+++ Listing

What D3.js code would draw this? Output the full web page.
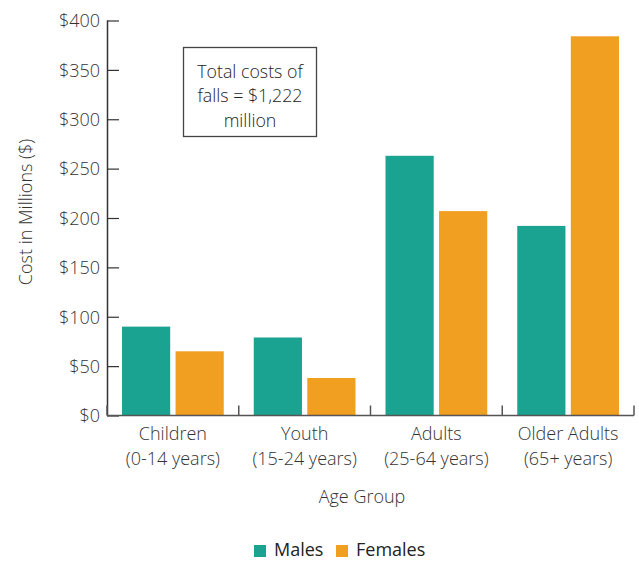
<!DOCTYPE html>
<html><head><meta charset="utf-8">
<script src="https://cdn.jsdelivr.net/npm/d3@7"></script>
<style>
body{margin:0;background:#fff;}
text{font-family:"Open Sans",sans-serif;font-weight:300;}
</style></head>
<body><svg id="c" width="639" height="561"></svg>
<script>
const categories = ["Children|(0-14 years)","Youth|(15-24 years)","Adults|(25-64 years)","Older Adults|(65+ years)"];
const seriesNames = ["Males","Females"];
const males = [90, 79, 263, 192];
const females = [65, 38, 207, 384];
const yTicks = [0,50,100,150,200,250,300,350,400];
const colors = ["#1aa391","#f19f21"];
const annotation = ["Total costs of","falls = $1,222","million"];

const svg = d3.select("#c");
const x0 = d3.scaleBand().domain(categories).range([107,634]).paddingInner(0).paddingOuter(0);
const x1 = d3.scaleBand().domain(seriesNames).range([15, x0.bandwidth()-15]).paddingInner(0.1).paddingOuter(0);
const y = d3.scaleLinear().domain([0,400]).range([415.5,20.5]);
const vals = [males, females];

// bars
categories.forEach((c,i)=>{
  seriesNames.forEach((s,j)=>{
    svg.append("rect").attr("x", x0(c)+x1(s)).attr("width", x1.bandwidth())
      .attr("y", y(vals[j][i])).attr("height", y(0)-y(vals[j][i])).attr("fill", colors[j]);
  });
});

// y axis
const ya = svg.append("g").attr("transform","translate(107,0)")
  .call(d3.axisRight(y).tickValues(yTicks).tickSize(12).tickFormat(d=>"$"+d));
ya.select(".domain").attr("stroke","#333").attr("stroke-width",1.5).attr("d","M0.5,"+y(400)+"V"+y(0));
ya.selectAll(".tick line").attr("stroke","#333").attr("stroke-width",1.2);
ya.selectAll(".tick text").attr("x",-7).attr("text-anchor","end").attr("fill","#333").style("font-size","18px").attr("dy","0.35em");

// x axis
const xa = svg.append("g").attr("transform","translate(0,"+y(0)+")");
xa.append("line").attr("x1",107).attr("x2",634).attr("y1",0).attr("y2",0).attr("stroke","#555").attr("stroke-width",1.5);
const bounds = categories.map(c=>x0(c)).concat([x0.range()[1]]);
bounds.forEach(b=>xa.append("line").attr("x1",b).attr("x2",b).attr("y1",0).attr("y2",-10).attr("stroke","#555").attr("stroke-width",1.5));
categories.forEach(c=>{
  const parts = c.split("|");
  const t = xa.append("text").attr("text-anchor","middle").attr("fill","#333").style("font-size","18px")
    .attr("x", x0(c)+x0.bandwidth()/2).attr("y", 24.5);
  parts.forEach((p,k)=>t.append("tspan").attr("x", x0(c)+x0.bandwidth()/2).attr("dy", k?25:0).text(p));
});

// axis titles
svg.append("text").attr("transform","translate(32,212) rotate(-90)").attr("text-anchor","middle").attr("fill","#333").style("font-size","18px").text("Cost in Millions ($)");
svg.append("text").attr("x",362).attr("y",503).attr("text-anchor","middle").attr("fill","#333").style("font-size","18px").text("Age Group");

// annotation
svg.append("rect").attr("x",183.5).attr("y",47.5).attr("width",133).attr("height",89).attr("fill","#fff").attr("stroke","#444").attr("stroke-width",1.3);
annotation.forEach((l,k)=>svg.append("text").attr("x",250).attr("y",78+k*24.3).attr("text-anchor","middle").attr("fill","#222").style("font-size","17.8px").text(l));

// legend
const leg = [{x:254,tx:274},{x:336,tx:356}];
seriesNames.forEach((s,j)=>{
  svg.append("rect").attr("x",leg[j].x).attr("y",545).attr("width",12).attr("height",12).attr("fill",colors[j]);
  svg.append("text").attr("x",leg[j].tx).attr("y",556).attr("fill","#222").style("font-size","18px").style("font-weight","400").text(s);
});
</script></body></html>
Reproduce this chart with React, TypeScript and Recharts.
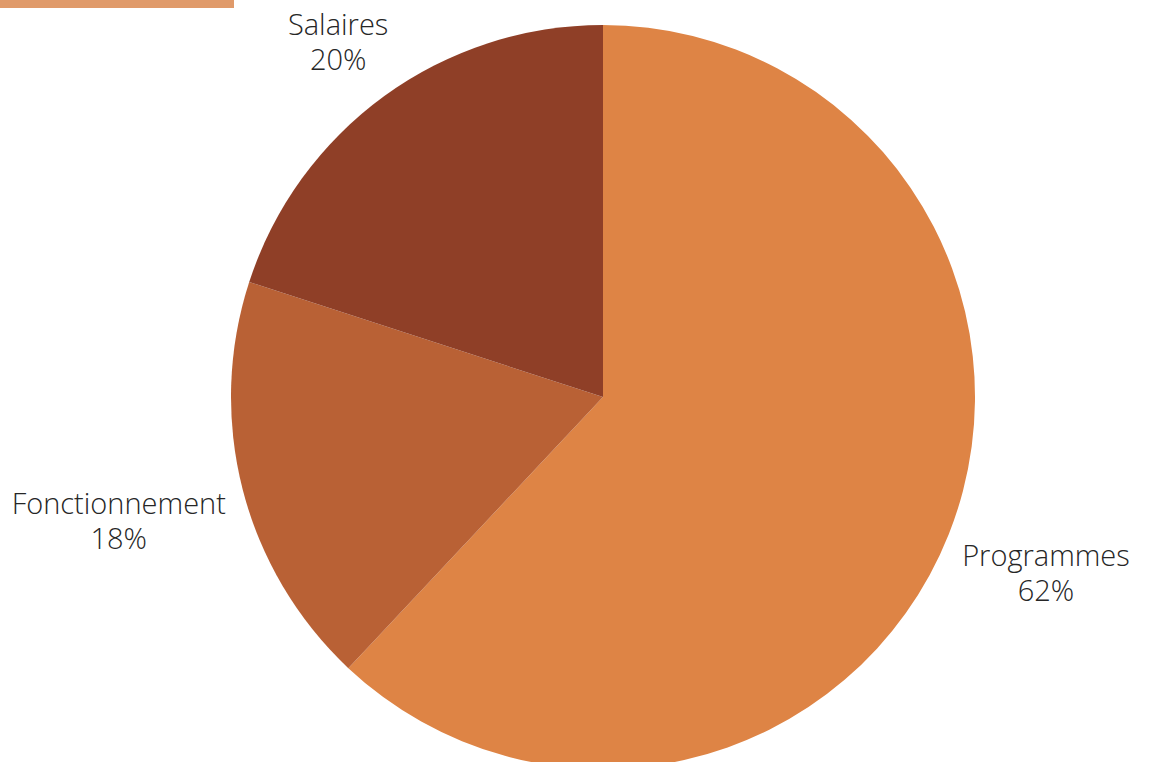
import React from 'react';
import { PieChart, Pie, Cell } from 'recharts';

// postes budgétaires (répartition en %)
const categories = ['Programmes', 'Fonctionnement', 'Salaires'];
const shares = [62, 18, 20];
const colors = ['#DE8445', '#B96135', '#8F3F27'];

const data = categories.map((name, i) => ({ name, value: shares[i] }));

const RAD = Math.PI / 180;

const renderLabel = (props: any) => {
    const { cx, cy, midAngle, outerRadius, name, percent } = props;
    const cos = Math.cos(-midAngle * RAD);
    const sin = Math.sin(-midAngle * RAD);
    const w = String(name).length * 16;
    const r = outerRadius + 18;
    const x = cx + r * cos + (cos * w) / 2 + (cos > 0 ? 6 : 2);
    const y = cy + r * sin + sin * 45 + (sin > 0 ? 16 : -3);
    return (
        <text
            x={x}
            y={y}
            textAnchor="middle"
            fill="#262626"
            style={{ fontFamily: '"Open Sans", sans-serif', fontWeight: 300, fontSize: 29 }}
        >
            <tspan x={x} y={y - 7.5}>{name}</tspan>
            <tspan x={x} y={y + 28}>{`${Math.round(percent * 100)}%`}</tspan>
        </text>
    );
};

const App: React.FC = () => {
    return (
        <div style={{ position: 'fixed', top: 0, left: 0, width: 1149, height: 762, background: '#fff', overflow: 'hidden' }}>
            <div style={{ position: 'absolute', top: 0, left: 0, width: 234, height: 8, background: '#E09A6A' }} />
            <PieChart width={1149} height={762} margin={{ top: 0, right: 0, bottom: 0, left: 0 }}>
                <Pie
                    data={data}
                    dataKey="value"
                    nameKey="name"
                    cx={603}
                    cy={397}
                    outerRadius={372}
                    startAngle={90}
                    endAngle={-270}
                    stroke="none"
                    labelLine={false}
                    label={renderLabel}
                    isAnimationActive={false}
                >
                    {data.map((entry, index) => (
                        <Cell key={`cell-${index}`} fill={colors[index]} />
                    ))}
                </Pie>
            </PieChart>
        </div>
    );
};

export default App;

++++++

● Your objective
Extract the full listing exactly, with the pictures left out.

● Expected answer
What D3.js code would draw this? Output the full web page.
<!DOCTYPE html>
<html><head><meta charset="utf-8">
<script src="https://cdn.jsdelivr.net/npm/d3@7"></script>
<style>
body{margin:0;background:#fff;}
text{font-family:"Open Sans",sans-serif;font-weight:300;}
</style></head>
<body><svg id="c" width="639" height="561"></svg>
<script>
const categories = ["Children|(0-14 years)","Youth|(15-24 years)","Adults|(25-64 years)","Older Adults|(65+ years)"];
const seriesNames = ["Males","Females"];
const males = [90, 79, 263, 192];
const females = [65, 38, 207, 384];
const yTicks = [0,50,100,150,200,250,300,350,400];
const colors = ["#1aa391","#f19f21"];
const annotation = ["Total costs of","falls = $1,222","million"];

const svg = d3.select("#c");
const x0 = d3.scaleBand().domain(categories).range([107,634]).paddingInner(0).paddingOuter(0);
const x1 = d3.scaleBand().domain(seriesNames).range([15, x0.bandwidth()-15]).paddingInner(0.1).paddingOuter(0);
const y = d3.scaleLinear().domain([0,400]).range([415.5,20.5]);
const vals = [males, females];

// bars
categories.forEach((c,i)=>{
  seriesNames.forEach((s,j)=>{
    svg.append("rect").attr("x", x0(c)+x1(s)).attr("width", x1.bandwidth())
      .attr("y", y(vals[j][i])).attr("height", y(0)-y(vals[j][i])).attr("fill", colors[j]);
  });
});

// y axis
const ya = svg.append("g").attr("transform","translate(107,0)")
  .call(d3.axisRight(y).tickValues(yTicks).tickSize(12).tickFormat(d=>"$"+d));
ya.select(".domain").attr("stroke","#333").attr("stroke-width",1.5).attr("d","M0.5,"+y(400)+"V"+y(0));
ya.selectAll(".tick line").attr("stroke","#333").attr("stroke-width",1.2);
ya.selectAll(".tick text").attr("x",-7).attr("text-anchor","end").attr("fill","#333").style("font-size","18px").attr("dy","0.35em");

// x axis
const xa = svg.append("g").attr("transform","translate(0,"+y(0)+")");
xa.append("line").attr("x1",107).attr("x2",634).attr("y1",0).attr("y2",0).attr("stroke","#555").attr("stroke-width",1.5);
const bounds = categories.map(c=>x0(c)).concat([x0.range()[1]]);
bounds.forEach(b=>xa.append("line").attr("x1",b).attr("x2",b).attr("y1",0).attr("y2",-10).attr("stroke","#555").attr("stroke-width",1.5));
categories.forEach(c=>{
  const parts = c.split("|");
  const t = xa.append("text").attr("text-anchor","middle").attr("fill","#333").style("font-size","18px")
    .attr("x", x0(c)+x0.bandwidth()/2).attr("y", 24.5);
  parts.forEach((p,k)=>t.append("tspan").attr("x", x0(c)+x0.bandwidth()/2).attr("dy", k?25:0).text(p));
});

// axis titles
svg.append("text").attr("transform","translate(32,212) rotate(-90)").attr("text-anchor","middle").attr("fill","#333").style("font-size","18px").text("Cost in Millions ($)");
svg.append("text").attr("x",362).attr("y",503).attr("text-anchor","middle").attr("fill","#333").style("font-size","18px").text("Age Group");

// annotation
svg.append("rect").attr("x",183.5).attr("y",47.5).attr("width",133).attr("height",89).attr("fill","#fff").attr("stroke","#444").attr("stroke-width",1.3);
annotation.forEach((l,k)=>svg.append("text").attr("x",250).attr("y",78+k*24.3).attr("text-anchor","middle").attr("fill","#222").style("font-size","17.8px").text(l));

// legend
const leg = [{x:254,tx:274},{x:336,tx:356}];
seriesNames.forEach((s,j)=>{
  svg.append("rect").attr("x",leg[j].x).attr("y",545).attr("width",12).attr("height",12).attr("fill",colors[j]);
  svg.append("text").attr("x",leg[j].tx).attr("y",556).attr("fill","#222").style("font-size","18px").style("font-weight","400").text(s);
});
</script></body></html>
Reproduce this chart with React, TypeScript and Recharts.
import React from 'react';
import { PieChart, Pie, Cell } from 'recharts';

// postes budgétaires (répartition en %)
const categories = ['Programmes', 'Fonctionnement', 'Salaires'];
const shares = [62, 18, 20];
const colors = ['#DE8445', '#B96135', '#8F3F27'];

const data = categories.map((name, i) => ({ name, value: shares[i] }));

const RAD = Math.PI / 180;

const renderLabel = (props: any) => {
    const { cx, cy, midAngle, outerRadius, name, percent } = props;
    const cos = Math.cos(-midAngle * RAD);
    const sin = Math.sin(-midAngle * RAD);
    const w = String(name).length * 16;
    const r = outerRadius + 18;
    const x = cx + r * cos + (cos * w) / 2 + (cos > 0 ? 6 : 2);
    const y = cy + r * sin + sin * 45 + (sin > 0 ? 16 : -3);
    return (
        <text
            x={x}
            y={y}
            textAnchor="middle"
            fill="#262626"
            style={{ fontFamily: '"Open Sans", sans-serif', fontWeight: 300, fontSize: 29 }}
        >
            <tspan x={x} y={y - 7.5}>{name}</tspan>
            <tspan x={x} y={y + 28}>{`${Math.round(percent * 100)}%`}</tspan>
        </text>
    );
};

const App: React.FC = () => {
    return (
        <div style={{ position: 'fixed', top: 0, left: 0, width: 1149, height: 762, background: '#fff', overflow: 'hidden' }}>
            <div style={{ position: 'absolute', top: 0, left: 0, width: 234, height: 8, background: '#E09A6A' }} />
            <PieChart width={1149} height={762} margin={{ top: 0, right: 0, bottom: 0, left: 0 }}>
                <Pie
                    data={data}
                    dataKey="value"
                    nameKey="name"
                    cx={603}
                    cy={397}
                    outerRadius={372}
                    startAngle={90}
                    endAngle={-270}
                    stroke="none"
                    labelLine={false}
                    label={renderLabel}
                    isAnimationActive={false}
                >
                    {data.map((entry, index) => (
                        <Cell key={`cell-${index}`} fill={colors[index]} />
                    ))}
                </Pie>
            </PieChart>
        </div>
    );
};

export default App;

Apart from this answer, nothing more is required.